Part of this plan has seen Iraq attempt to auction off various oil and gas fields through the process of three licensing rounds. However, so far the first of these bidding rounds has been deemed unsuccessful with only one bidder to accept contract terms from the Iraqi government. The only companies to accept terms was the joint venture of BP and China’s CNPC who agreed to run the 17 billion barrel Rumaila oil field. However, with two further licensing rounds to come there seems no indication that any of the big IOC’s will accept the Iraqi’s terms.

Though some have seen the auction as a failure and with only one contract being awarded it has somewhat added weight to their argument. It is worth noting that the Rumaila oil field as described by Business Week is a ‘monster’. The Rumaila oil field is the forth largest in the world, currently producing 960,000 barrels a day, and according to BP contains an additional 65 billion untapped barrels. This fields being exploited by BP and CNPC joint venture will provide a large contribution to Iraq’s continued plans for increased production.

Why no investment: Problems facing the Iraqi Energy Industry Bitter political divisions and post-war instability may have discouraged investment from some quarters. Since 2003 when the US led the invasion of Iraq, foreigners have regularly been the target of violence, kidnapping and with these acts being particularly public through modern media this may have discouraged a number of oil companies from setting base in Iraq wanting to avoid oil workers compounds being a bull’s-eye for attacks.

However, whilst Iraq is currently a dangerous and unstable country, IOCs have long been involved in the extraction of resources from unstable volatile region's and if there are substantial profits available to be made the region’s instability shouldn’t hold the IOCs back for to long.

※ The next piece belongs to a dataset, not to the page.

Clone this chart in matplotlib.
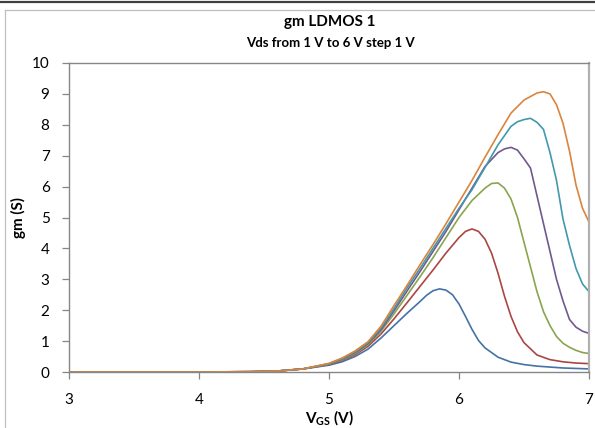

Among other things Mohammed Abbas and Ahmed Rasheed of Reuters (2009) note that ‘a lack of security, rigid bureaucracy and the absence of a legal framework’ is deterring investment. Furthermore, the aftermath of the Coalition’s invasion has further damaged what limited infrastructure was previously available, indeed Iraq’s energy sector is in need of large investment to get it back to full capacity again.

The crux of the problem behind the lack of investment appears to be due to the terms the Iraqi government is offering IOC’s. Indeed, there appeared to be no shortage of initial interest with 32 companies being approved as potential bidders. Currently the government’s terms stipulate that for each field the ministry of oil will specify the minimum production level (close to current production levels).

The bidders will not be paid for anything up to the minimum production level, however, they will be able to specify the amount they want to be paid for each barrel produced above the minimum, and also predict how much oil they will be able to produce. However, this is where a problem has developed for future investors as the ministry of oil has also set a maximum price they can be charged per barrel, which is significantly below the expectations of the IOCs involved.

BP and CNPC agreed a contract for the Rumaila field, to do the work for $2 dollars a barrel, this includes the ministry covering costs for any work they have to do on the production facilities. Exxon Mobil were among a number of winning bidders that declined to accept the ministry’s maximum payment terms.

The next auction takes place in December, and is set to place fields with reserves estimated at 35 billion barrels under the hammer. The Iraqi Oil ministry may well need to reconsider their pricing strategy if they want to reach they objectives and goals for their oil and gas programme to move forward.